Wednesday, October 24, 2018

Willits, California

October 10 and 11

Next stop:  Willits, a small northern California town barely off US 101 and 30 miles from the coast. We stayed at the Golden Rule RV Park south of town, which is owned by a nondenominatinal Christian church.  The campground was small, wooded, pretty, and very much out in the boonies. We liked it.

There were two newspaper boxes near the office so we bought our first hard copy newspapers in a while. The weekly, called the “The Willits News," had a front page article about a local museum exhibit called “Out of the Ashes,” commemorating the one year anniversary of wildfires that heavily damaged Mendocino and five other northern California counties in October 2017. That museum was in Willits so we made a visit.

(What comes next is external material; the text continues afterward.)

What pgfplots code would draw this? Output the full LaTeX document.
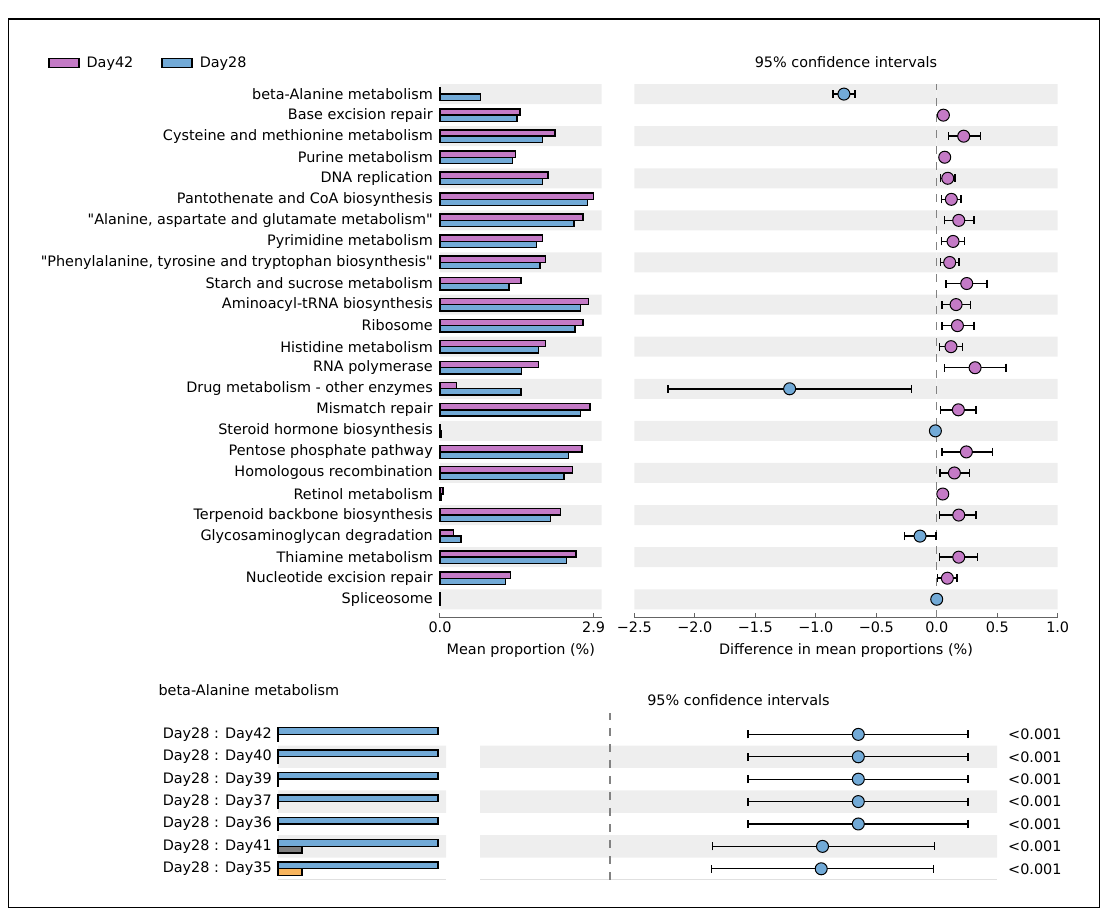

This tiny road took us down a hill from US 101 to the Golden Rule Campground, where we stayed for two nights.  
We drove by this sign on our way to the campground. Ridgewood Ranch is where legendary race horse Seabiscuit trained, recuperated from a ruptured ligament he suffered in a race, and lived out his retirement.   When Seabiscuit retired in 1940, he was horse racing's all time leading money winner. The RV park where we stayed was once part of Ridgewood Ranch.
Our campsite site at the Golden Rule RV park. 
In the center of town is the "Willits Arch." Parts of the arch once stood in Reno, Neva, which donated it to Willits and got a new one. The town is named for a settler who arrived in 1857.
After the terrible fire last year, a Ukiah, CA, artist held a mosiac workshop for fire survivors.  Many of the "Out of the Ashes" items we saw were amazing creations made out of broken glass, melted metal, and other charred or melted objects from homes. The exhibit was at the Mendocino County Museum in Willits.
Jim looking at a display about nearby Buddhist retreat that was damaged in the October 2017 fire.
Another "Out of the Ashes" mosaic.

This statue of Seabiscuit, his owner Charles Howard, and a physician stands at the Frank Howard Hospital in Willits.  Frank's father, Charles Howard, was a benefactor of the hospital.  It was named after his 15-year-old son who died in a truck accident in 1926 at the family's nearby Ridgewood Ranch.  Howard was an auto magnet and owner of thoroughbred horses, included Seabiscuit.